The artist  was born in Brooklyn, New York, but has spent most of his life in Massachusetts. Cass lives in Brookline with his wife, the writer Margaret Nash Holmes. His work has been exhibited across the U.S. and the world in places like Athens, Greece; Paris, France; and Kobe, Japan. Cass’s photographs are also part of public collections in the Museum of Fine Arts in Houston and the Fogg Art Museum at Harvard University.

Cass was given free rein to develop new work for his current exhibit at Praise Shadows, a gallery on Harvard Street. He decided to create pieces where he throws objects into the air, photographs them, and then layers them– a one man operation that he says can be humiliating as he is often seen throwing objects in a field for hours.

“I’m basically a studio artist like a painter. Going out in the world is an effort. I got used to it, but I wish I just worked at home,” he says. “That would be better. That’d be more suited to my personality.”

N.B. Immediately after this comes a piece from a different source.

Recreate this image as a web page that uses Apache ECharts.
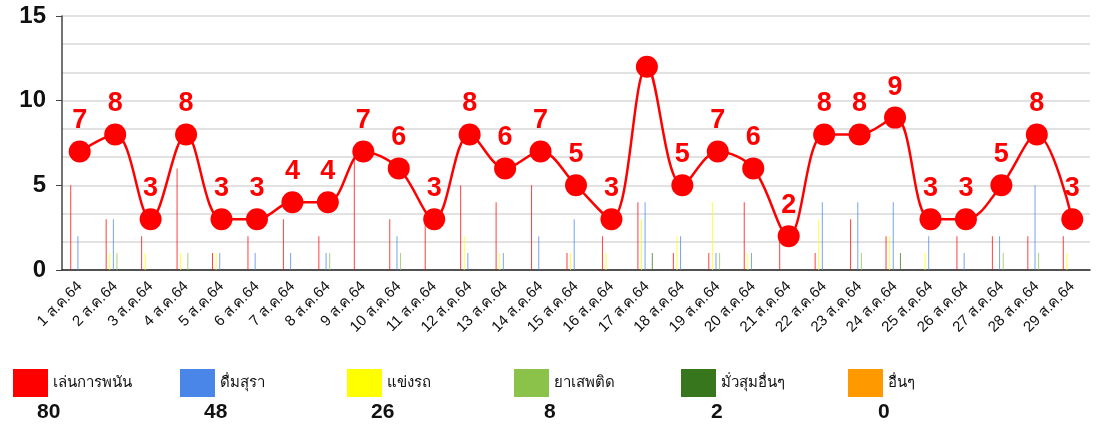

To create “Sneakers–I Sent Paper and Pens ” – a work of black and white sneakers with green soles flying around in a curving pattern, Cass bought two pairs of sneakers on sale and liked how their colorways correlated, he says wearing one of the pairs. He drew inspiration from “​​Hokusai: Inspiration and Influence ” at the MFA last year and created a wave shape with the shoes.

“I wanted something human in some of the pictures. That feels like more of a self-portrait to me than the other picture in the show of my face [‘One Guy (Twenty, Three) ’],” says Cass. “The ‘Tossed’ pictures are getting closer to autobiography. The more abstract and impersonal they are, they’re actually a little more autobiographical than a picture of a hockey game or something.”

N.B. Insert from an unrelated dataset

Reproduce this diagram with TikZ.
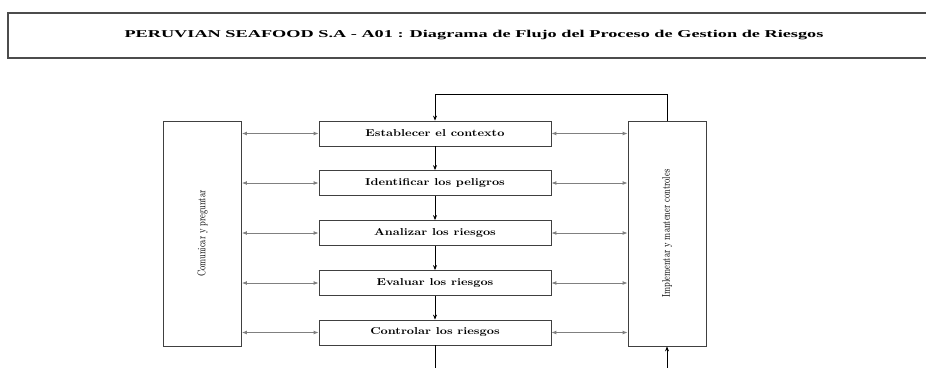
\documentclass[tikz,border=0pt]{standalone}
\usepackage{fontspec}
\usepackage{graphicx}
\usetikzlibrary{arrows.meta}
\newfontfamily\titlefont{Liberation Serif}
\newcommand{\widetext}[2]{\scalebox{#1}[1]{#2}}

\tikzset{
  titlebox/.style={draw=black!70,line width=1.5pt,minimum width=932pt,minimum height=45pt,
    font=\titlefont\bfseries\fontsize{10.5}{12}\selectfont},
  stepbox/.style={draw=black!75,line width=0.8pt,minimum width=232pt,minimum height=25pt,
    inner sep=0pt,font=\bfseries\fontsize{10}{12}\selectfont},
  sidebox/.style={draw=black!75,line width=0.8pt,minimum width=78pt,minimum height=225pt,
    inner sep=0pt,font=\fontsize{8}{10}\selectfont},
  biarrow/.style={{Latex[length=5pt,width=4pt]}-{Latex[length=5pt,width=4pt]},gray,line width=0.9pt},
  flow/.style={-{Stealth[length=5pt,width=4pt]},black,line width=0.7pt}
}

\begin{document}
\begin{tikzpicture}[x=1pt,y=-1pt]
\clip (0,0) rectangle (926,367);
\fill[white] (0,0) rectangle (926,367);

% titulo
\node[titlebox] (title) at (474,35.5) {\widetext{1.74}{PERUVIAN SEAFOOD S.A - A01 : Diagrama de Flujo del Proceso de Gestion de Riesgos}};

% pasos del proceso
\foreach \name/\y/\txt in {est/133.5/Establecer el contexto,ide/183/Identificar los peligros,
  ana/233/Analizar los riesgos,eva/283/Evaluar los riesgos,con/332.5/Controlar los riesgos} {
  \node[stepbox] (\name) at (435,\y) {\widetext{1.25}{\txt}};
}

% cajas laterales
\node[sidebox] (com) at (202.5,233.5) {\rotatebox{90}{\scalebox{1}[1.4]{Comunicar y preguntar}}};
\node[sidebox] (impl) at (667,233.5) {\rotatebox{90}{\scalebox{1}[1.4]{Implementar y mantener controles}}};

\foreach \a/\b in {est/ide,ide/ana,ana/eva,eva/con}
  \draw[flow] (\a) -- (\b);

\foreach \name in {est,ide,ana,eva,con} {
  \draw[biarrow] (com.east |- \name.west) -- (\name.west);
  \draw[biarrow] (\name.east) -- (impl.west |- \name.east);
}

% retorno
\draw[flow] (impl.north) -- ++(0,-26) -| (est.north);
\coordinate (loopend) at (435,380);
\draw[line width=0.7pt] (con.south) -- (con.south |- loopend);
\draw[flow] (impl.south |- loopend) -- (impl.south);
\end{tikzpicture}
\end{document}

He adds that he used to title photographs in “utilitarian mode,” like the season or place it was taken. Now, he chooses something descriptive, with a feature of his life at the point he was creating the work, like “Orange Balls – I Fell Off My Bike But I Was Fine ” – a photograph of bright orange balls bouncing down a hill.

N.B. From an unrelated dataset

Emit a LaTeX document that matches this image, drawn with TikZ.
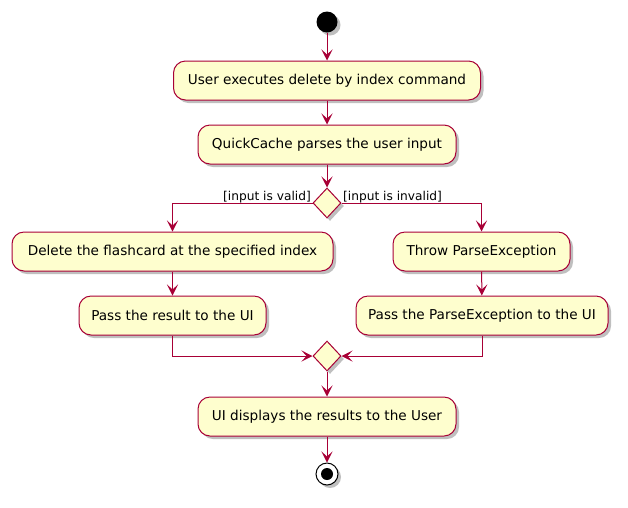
\documentclass[tikz,border=0pt]{standalone}
\usepackage{fontspec}
\setmainfont{DejaVu Sans}
\usetikzlibrary{shapes.geometric,arrows.meta,shadows}
\definecolor{pfill}{HTML}{FEFECE}
\definecolor{pline}{HTML}{A80036}
\begin{document}
\begin{tikzpicture}[x=1pt,y=-1pt,
  act/.style={rectangle, rounded corners=12pt, draw=pline, fill=pfill, line width=1pt,
    minimum height=39pt, inner sep=0pt, font=\fontsize{13.6}{16}\selectfont,
    drop shadow={shadow xshift=3pt, shadow yshift=-3pt, opacity=0.25, fill=black}},
  dec/.style={diamond, draw=pline, fill=pfill, line width=1pt, minimum width=28pt,
    minimum height=30pt, inner sep=0pt,
    drop shadow={shadow xshift=3pt, shadow yshift=-3pt, opacity=0.25, fill=black}},
  arr/.style={draw=pline, line width=1pt, -{Stealth[length=11pt,width=11pt,inset=5pt]}},
  lbl/.style={font=\fontsize{12.2}{14}\selectfont, inner sep=1pt, text=black}
]
\useasboundingbox (0,0) rectangle (628,507);
\node[circle, fill=black, minimum size=21pt, inner sep=0pt,
  drop shadow={shadow xshift=3pt, shadow yshift=-3pt, opacity=0.25, fill=black}] (start) at (327,22) {};
\node[act, minimum width=307pt] (a1) at (327,80.5) {User executes delete by index command};
\node[act, minimum width=258pt] (a2) at (327,144.5) {QuickCache parses the user input};
\node[dec] (d1) at (327,203) {};
\node[lbl, anchor=south east] (l1) at (312,204) {[input is valid]};
\node[lbl, anchor=south west] (l2) at (342,204) {[input is invalid]};
\node[act, minimum width=321pt] (a3) at (172.5,251.5) {Delete the flashcard at the specified index};
\node[act, minimum width=187pt] (a4) at (172.5,315.5) {Pass the result to the UI};
\node[act, minimum width=177pt] (a5) at (481.5,251.5) {Throw ParseException};
\node[act, minimum width=252pt] (a6) at (482,315.5) {Pass the ParseException to the UI};
\node[dec] (d2) at (327,356) {};
\node[act, minimum width=258pt] (a7) at (327,416.5) {UI displays the results to the User};
\node[circle, draw=black, line width=1pt, fill=white, minimum size=22pt, inner sep=0pt,
  drop shadow={shadow xshift=3pt, shadow yshift=-3pt, opacity=0.25, fill=black}] (stop) at (327,474) {};
\node[circle, fill=black, minimum size=12pt, inner sep=0pt] (stopin) at (stop.center) {};

\draw[arr] (start) -- (a1);
\draw[arr] (a1) -- (a2);
\draw[arr] (a2) -- (d1);
\draw[arr] (d1.west) -| (a3.north);
\draw[arr] (d1.east) -| (a5.north);
\draw[arr] (a3) -- (a4);
\draw[arr] (a5) -- (a6);
\draw[arr] (a4.south) |- (d2.west);
\draw[arr] (a6.south) |- (d2.east);
\draw[arr] (d2) -- (a7);
\draw[arr] (a7) -- (stop);
\end{tikzpicture}
\end{document}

Yng-Ru Chen, CEO of the gallery, says Cass garnered a positive reputation in the art world, prompting her to start planning a show with him.

“When I would talk to people in other cities, people would start talking about his work, and I would say, ‘Oh, he lives in Brookline where the gallery is,’ and everyone would be amazed and really excited because they just thought his work was really thought provoking and interesting and really vibrant,” says Chen.

Cass says he is looking forward to sharing his new work with his Brookline community.

“I’m way more excited [for this exhibition] than I am about most of the things that I do that are further and maybe fancier sometimes. ” says Cass. “It’s nice that it’s literally in my hometown, so a few people will come just because they know me from town. That’s always a different feeling.”